I promised myself that when I hit 1 year sober I would start this blog for 3 reasons:
- To mark the occasion, and give it the recognition it deserves
- In the hope that my forthcoming meanderings will resonate with at least a few people. If I can help other people, then I’ll have a responsibility to them and therefore a responsibility to stay sober. Similar to the 12th step, for those of you who are familiar with the AA programme
- To build a community and encourage sharing. I aim to add a forum to the blog at some point, and I’m on the lookout for guest bloggers (wanna share your story? drop me a message via the contact form). This is why it’s called SOBERPUNKS and not SOBERPUNK. Group huuuuug.

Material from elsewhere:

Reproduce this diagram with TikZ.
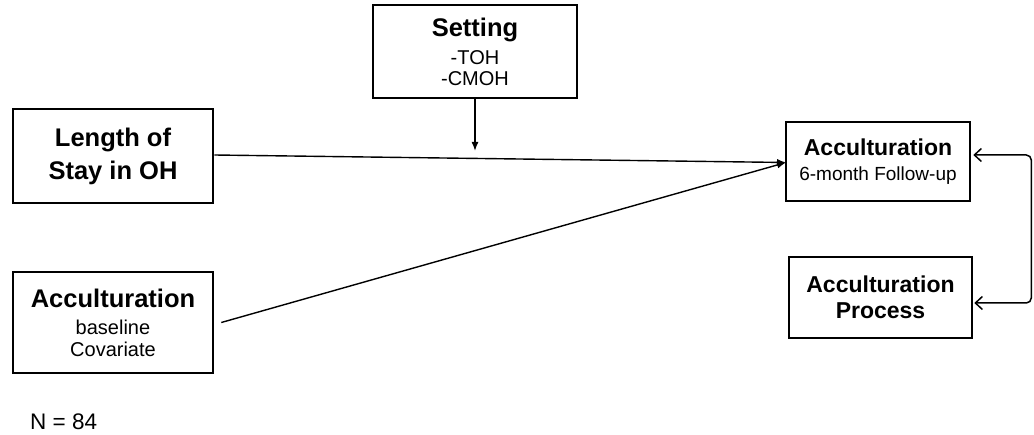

I won’t be imposing any rules for this blog – no agreed post frequencies, no opinions censored, no rigor around topics, no target demographic (despite the name SOBERPUNKS – more on this in a future blog).
I’m keen to keep this blog as honest as possible. In my next couple of posts I’ll be setting the scene with a bit more about me (northern lad, living down south, bit chunky, engaged to a goddess, likes pizza, climbing, and shit music, hates vacuum cleaners) and my ideas for developing the blog. After the initial niceties you can expect drunken horror stories, tales of previous attempts to quit drinking, things I’ve learned throughout my experiences, relationship disasters, and anything else which I decide to fire into cyberspace.
This blog is for anyone with an interest in alcohol struggles. Drinkers, teetotalers, serial quitters, those worried for a loved one, all genders, all ages, all tastes. Everyone is welcome.
No fucking Coldplay fans though. There’s a limit.